Its writing sins were much stronger than what I find in Stand Alone Complex’s witty infodump style of dialogue. Blue Gender was a melodrama shoved into a 1990s tech savvy anime body. The dialogue would often get ludicrous, which could be forgiven as something lost in translation. What Blue Gender did that borders on anime cliche is adhering to soap opera techniques of writing character and dialogue. I imagine Blue Gender creators were excited to tell their grandiose Adam and Eve story, just as much as the Ghost in the Shell writers were in telling their story about finding personal identity in a computerized existence. The Blue Gender creators did not exercise restraint in their presentation. Instead they resorted to characters shouting their emotions out loud all the time. The complaint of Ghost in the Shell having super dense and clever conversations that often go over my head seem quaint in comparison.

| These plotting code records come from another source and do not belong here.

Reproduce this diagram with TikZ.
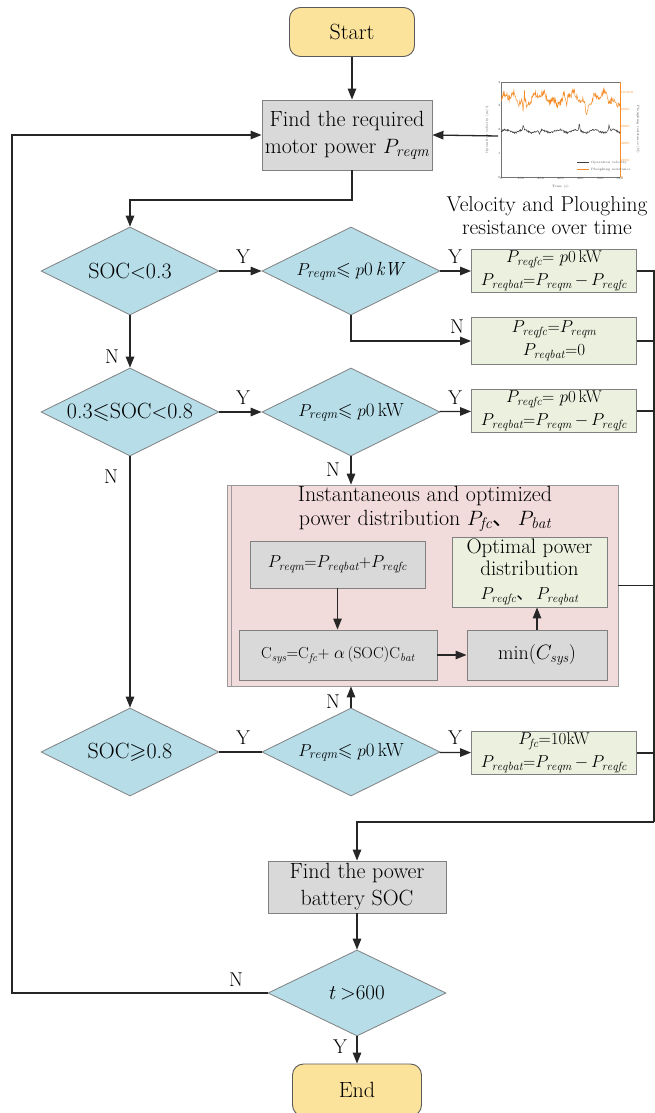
\documentclass[tikz,border=0pt]{standalone}
\usepackage{amsmath, amssymb}
\usepackage{fontspec}
\newfontfamily\cjk{Noto Sans CJK SC}
\usepackage{tikz}
\usetikzlibrary{calc, shapes.geometric, arrows.meta}
\usepackage{xcolor}

\definecolor{startyellow}{RGB}{252,227,156}
\definecolor{decblue}{RGB}{182,221,232}
\definecolor{boxgreen}{RGB}{235,241,222}
\definecolor{boxgray}{RGB}{217,217,217}
\definecolor{boxpink}{RGB}{242,220,219}
\definecolor{edgegray}{RGB}{128,128,128}
\definecolor{linedark}{RGB}{38,38,38}
\definecolor{plotorange}{RGB}{245,140,40}

% power with an italic subscript
\newcommand{\pw}[1]{\ensuremath{P_{\mathit{#1}}}}

\tikzset{
  terminal/.style={draw=edgegray!70!black, fill=startyellow, rounded corners=11pt, line width=0.9pt,
    minimum width=125pt, minimum height=49pt, font=\fontsize{22}{26}\selectfont},
  decision/.style={diamond, aspect=2, draw=edgegray, fill=decblue, line width=0.8pt,
    inner xsep=-20pt, inner ysep=0pt,
    minimum width=178pt, minimum height=88pt, font=\fontsize{19}{23}\selectfont},
  process/.style={draw=edgegray, fill=boxgray, line width=0.9pt, align=center, inner sep=0pt,
    font=\fontsize{22}{27}\selectfont},
  result/.style={draw=edgegray, fill=boxgreen, line width=0.9pt, align=center, inner sep=0pt,
    minimum width=165pt, font=\fontsize{17}{23}\selectfont},
  flow/.style={line width=1.3pt, draw=linedark, -{Triangle[length=11pt,width=8.5pt]}},
  link/.style={line width=1.3pt, draw=linedark},
  yn/.style={font=\fontsize{20}{20}\selectfont, inner sep=0pt},
  tiny/.style={font=\fontsize{3.2}{3.6}\selectfont, inner sep=0.6pt}
}

\begin{document}
\begin{tikzpicture}[x=1pt, y=-1pt]
  \useasboundingbox (0,0) rectangle (655,1113);
  \fill[white] (0,0) rectangle (655,1113);

  % Nodes
  \node[terminal] (start) at (352,32) {Start};
  \node[process, minimum width=170pt, minimum height=70pt] (find) at (347,135) {Find the required\\motor power \pw{reqm}};

  \node[decision, font=\fontsize{22}{26}\selectfont] (d1) at (130,271) {SOC$<$0.3};
  \node[decision] (d2) at (351,271) {\pw{reqm}$\leqslant p$0\,\textit{kW}};
  \node[result, minimum height=43pt] (box1) at (554,271) {\pw{reqfc}= $p$0\,kW\\\pw{reqbat}=\pw{reqm}\,$-$\,\pw{reqfc}};
  \node[result, minimum height=47pt] (box2) at (554,341) {\pw{reqfc}=\pw{reqm}\\\pw{reqbat}=0};

  \node[decision, font=\fontsize{22}{26}\selectfont] (d3) at (130,412) {0.3$\leqslant$SOC$<$0.8};
  \node[decision] (d4) at (351,412) {\pw{reqm}$\leqslant p$0\,kW};
  \node[result, minimum height=43pt] (box3) at (554,411) {\pw{reqfc}= $p$0\,kW\\\pw{reqbat}=\pw{reqm}\,$-$\,\pw{reqfc}};

  % optimisation block
  \node[draw=edgegray!80, fill=boxpink, line width=0.8pt, minimum width=391pt, minimum height=201pt, inner sep=0pt] (opt) at (422.5,585.5) {};
  \draw[edgegray!80, line width=0.8pt] ($(opt.north west)+(5pt,0)$) -- ($(opt.south west)+(5pt,0)$);
  \node[align=center, font=\fontsize{22}{24}\selectfont] (opttitle) at (425,509) {Instantaneous and optimized\\power distribution \pw{fc}{\cjk 、}\,\pw{bat}};
  \node[process, minimum width=175pt, minimum height=47pt, font=\fontsize{17}{22}\selectfont] (pa) at (337.5,564.5) {\pw{reqm}=\pw{reqbat}+\pw{reqfc}};
  \node[result, minimum width=155pt, minimum height=70pt, font=\fontsize{21}{22}\selectfont] (pb) at (529.5,572) {Optimal power\\distribution\\[2pt]{\fontsize{17}{20}\selectfont\pw{reqfc}{\cjk 、}\,\pw{reqbat}}};
  \node[process, minimum width=198pt, minimum height=50pt, font=\fontsize{16}{22}\selectfont] (pc) at (338,655) {C$_{\mathit{sys}}$=C$_{\mathit{fc}}$+ $\alpha$\,(SOC)C$_{\mathit{bat}}$};
  \node[process, minimum width=140pt, minimum height=50pt, font=\fontsize{20}{22}\selectfont] (pd) at (537,655) {min($C_{\mathit{sys}}$)};

  \node[decision, font=\fontsize{22}{26}\selectfont] (d5) at (130,752) {SOC$\geqslant$0.8};
  \node[decision] (d6) at (351,752) {\pw{reqm}$\leqslant p$0\,kW};
  \node[result, minimum height=43pt] (box5) at (554,753) {\pw{fc}=10kW\\\pw{reqbat}=\pw{reqm}\,$-$\,\pw{reqfc}};

  \node[process, minimum width=178pt, minimum height=52pt] (socbox) at (357,887) {Find the power\\battery SOC};
  \node[decision, minimum height=86pt, font=\fontsize{21}{25}\selectfont] (d7) at (357,993) {$t$\,$>$600};
  \node[terminal, minimum width=129pt, minimum height=52pt] (end) at (357,1090) {End};

  % velocity and ploughing resistance chart
  \begin{scope}[shift={(501,177)}, x=0.1983pt, y=23.75pt]
    \draw[black!55, line width=0.3pt] (0,0) -- (0,4) -- (600,4);
    \draw[black!55, line width=0.3pt] (0,0) -- (600,0);
    \draw[plotorange, line width=0.3pt] (600,0) -- (600,4);
    \foreach \t in {0,100,...,600}
      \node[tiny, below, black!70] (tx\t) at (\t,0) {\t};
    \foreach \v in {0,...,4}
      \node[tiny, left, black!70] (ty\v) at (0,\v) {\v};
    \node[tiny, black!70] (tlabel) at (300,-0.42) {Time (s)};
    \node[tiny, rotate=90, black!70] (vlabel) at (-70,2) {Operation velocity (m/s)};
    \begin{scope}[y=8.4pt]
      \foreach \f/\fl in {0/0,2/2000,4/4000,6/6000,8/8000,10/{10,000}}
        \node[tiny, right, plotorange] (tf\f) at (600,\f) {\fl};
      \pgfmathsetseed{17}
      \draw[plotorange, line width=0.5pt] plot[domain=0:600, samples=260]
        (\x, {9.3 + 0.55*sin(\x*2.3) + 0.35*sin(\x*7.1) + 0.4*rand
              - 1.6*max(0,1-abs(\x-430)/10) - 1.2*max(0,1-abs(\x-112)/5)
              + 1.0*max(0,1-abs(\x-118)/4) - 1.0*max(0,1-abs(\x-330)/5)});
    \end{scope}
    \node[tiny, rotate=-90, black!70] (flabel) at (690,2) {Ploughing resistance (N)};
    \pgfmathsetseed{5}
    \draw[black!75, line width=0.5pt] plot[domain=0:600, samples=260]
      (\x, {1.93 + 0.04*rand + 0.06*sin(\x*4)
            + 0.35*max(0,1-abs(\x-395)/5) + 0.25*max(0,1-abs(\x-545)/5)
            + 0.25*max(0,1-abs(\x-112)/5) - 0.2*max(0,1-abs(\x-195)/8)});
    \draw[black!75, line width=0.45pt] (385,0.62) -- (445,0.62);
    \draw[plotorange, line width=0.45pt] (385,0.32) -- (445,0.32);
    \node[tiny, right, black!70] (lvel) at (450,0.62) {Operation velocity};
    \node[tiny, right, black!70] (lres) at (450,0.32) {Ploughing resistance};
  \end{scope}
  \coordinate (chartin) at (498,136);
  \node[align=center, font=\fontsize{21.5}{23}\selectfont] (caption) at (547,216) {Velocity and Ploughing\\resistance over time};

  % Y / N labels
  \node[yn] (y1) at (243,257) {Y};
  \node[yn] (y2) at (455,257) {Y};
  \node[yn] (n2) at (457,327) {N};
  \node[yn] (n1) at (112,357) {N};
  \node[yn] (y3) at (243,398) {Y};
  \node[yn] (y4) at (455,398) {Y};
  \node[yn] (n4) at (333,470) {N};
  \node[yn] (n3) at (111,477) {N};
  \node[yn] (n6) at (333,702) {N};
  \node[yn] (y5) at (243,738) {Y};
  \node[yn] (y6) at (455,738) {Y};
  \node[yn] (n7) at (236,980) {N};
  \node[yn] (y7) at (340,1047) {Y};

  % bend points
  \coordinate (fb) at (352,200);
  \coordinate (nb2) at (351,341);
  \coordinate (railtop) at (654,271);
  \coordinate (railbot) at (654,822);
  \coordinate (socin) at (357,822);
  \coordinate (loopbot) at (12,993);
  \coordinate (looptop) at (12,135);

  % Connectors
  \draw[flow] (start) -- (start |- find.north);
  \draw[flow] (chartin) -- (find.east);
  \draw[flow] (find.south -| fb) -- (fb) -| (d1.north);

  \draw[flow] (d1) -- (d2);
  \draw[flow] (d2) -- (box1);
  \draw[flow] (d2.south) -- (nb2) -- (box2.west);
  \draw[flow] (d1) -- (d3);
  \draw[flow] (d3) -- (d4);
  \draw[flow] (d4) -- (box3);
  \draw[flow] (d4.south) -- (d4.south |- opt.north);
  \draw[flow] (d3) -- (d5);
  \draw[link] (d5) -- (d6);
  \draw[flow] (d6.north) -- (d6.north |- opt.south);
  \draw[flow] (d6) -- (box5);

  \draw[flow] (pa.south) -- (pa.south |- pc.north);
  \draw[flow] (pc) -- (pd);
  \draw[flow] (pd.north) -- (pd.north |- pb.south);

  \draw[link] (box1.east) -- (railtop) -- (railbot);
  \draw[link] (box2.east) -- (box2.east -| railtop);
  \draw[link] (box3.east) -- (box3.east -| railtop);
  \draw[link] (opt.east) -- (opt.east -| railtop);
  \draw[link] (box5.east) -- (box5.east -| railtop);
  \draw[flow] (railbot) -- (socin) -- (socbox.north);

  \draw[flow] (socbox) -- (d7);
  \draw[flow] (d7) -- (end);
  \draw[flow] (d7.west) -- (loopbot) -- (looptop) -- (find.west);
\end{tikzpicture}
\end{document}
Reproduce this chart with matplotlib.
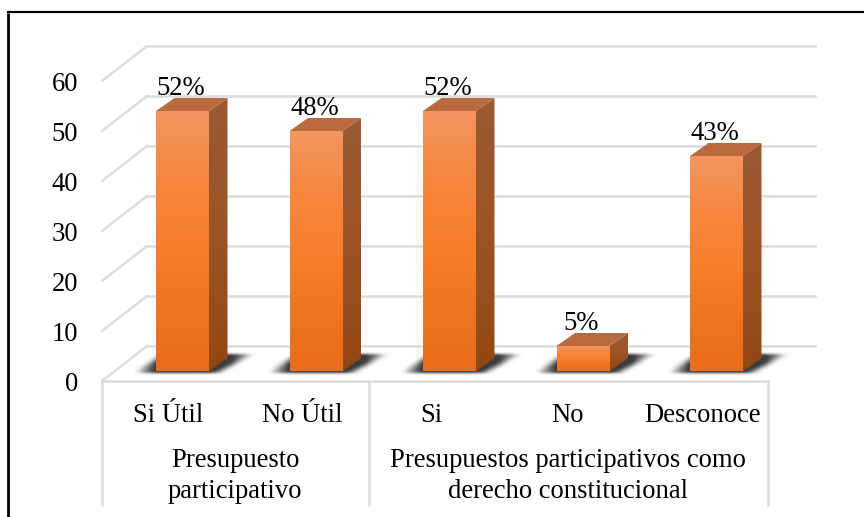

Ghost in The Shell does not go one hundred percent without resorting to some broad anime cliches. A supporting character on the show is a squad of nine automated armed robots who speak with a squeaky little girl’s voice outloud or in network audio. These armed tanks use a voice that in most anime would be reserved for a comedy sidekick character. Something like a six year old girl dressed in a school uniform who serves little to no purpose in aiding the plot. The character that most often makes the anime happy or crying face. In GitS : Stand Alone Complex the tinny voice comes from a tank shooting a heavy machine gun or hacking other robots. The end of each episode does include a reel of the tank girls making super high brow epistemological conversations for the first few episodes. Eventually those turn into anime hijinks. They seem like good steam vents to let out the pressure the GitS creators had as a offscreen byproduct for making their series through the Japanese production pipeline.